# Building Floating Deck over ground and Concrete slab



## jagnew (May 26, 2012)

I have an ugly as heck concret slab out the back of the house. It's 15 years old and just too small to BBQ + guests.

I'm planning on building a floating deck that spans the width of our house foundation. So the deck will go over the ground + the slab. Approximate deck dimensions are 20' X 10'. I'll be laying some fabric and gravel to kill off any vegitation under the deck area.

I'm really not sure how to proceed with getting the deck foundation set up, or how to properly estimate the height of the deck and the materials I'll need. Or even if I can build over the slab without making the deck too high to open the back down and step out on. I would really appreciate some expertise.

I've seen some posts about using deck blocks for floating decks but I'm really stumped how to go over an existing slab and transition onto ground and keep the deck reasonably level (with enough slope for water runoff).

The slab is 120" X 93" X 8" (3" of the slab is above ground).

The land slopes down towards the right of the house so the clearance to the bottom of the siding of the house changes as you move left to right.

- furthest left there is 6" of clearance from the ground to the bottom of the siding of the house.
- on the slab there is 5" of clearance
- on the farthest right there is 8" of clearance

attached are a couple of screenshots of the planned area where the deck should be. Of note is a gate on the right side of the house that opens inside so the total width of the deck shouldn't interfere with opening the gate.

Again would really appreciate some expertise on this.

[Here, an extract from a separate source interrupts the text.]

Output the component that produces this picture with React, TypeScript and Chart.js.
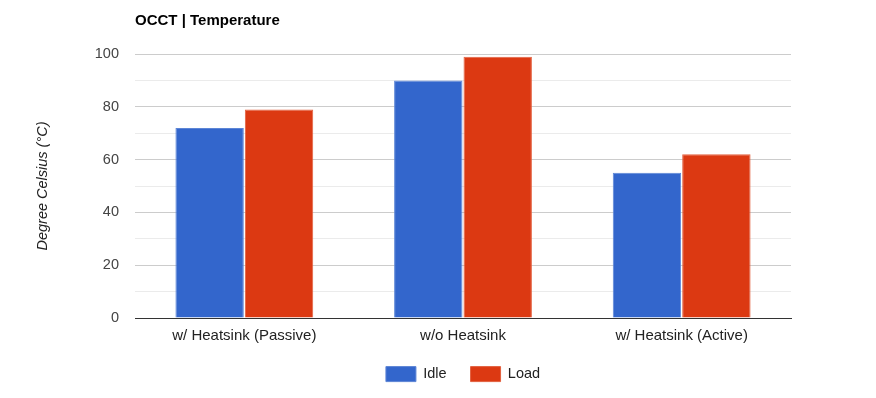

The deck itself is simple it's just getting this foundation setup right, and level over the slab and ground that's really got me hesitant to tackle it.


----------



## jaydevries (Jan 29, 2012)

not much height. 
the best way bison deck system.
http://www.bisonip.com/index.php
another way is to notch 2x6 and make sleepers for on pad then when hit dirt use floating deck pads buried in ground to get correct height. i would use 10' 2"x6" with deck pads set in 1' from end on each side


----------



## hand drive (Apr 21, 2012)

looks like you have enough distance between top of concrete and the bottom of your door to just frame over that slab with notched joists. if the slab is 8" thick it may even hold some of the weight of the deck though you want to add footings and not rely to much on the slab. to determine your deck height keep the top of the decking about 2" down from the bottom of the door.

also, determine which way your decking will go and that determines which way your deck joists will go. 

Being that close to the ground you will want plenty of space between the decking boards for ventilation also.


----------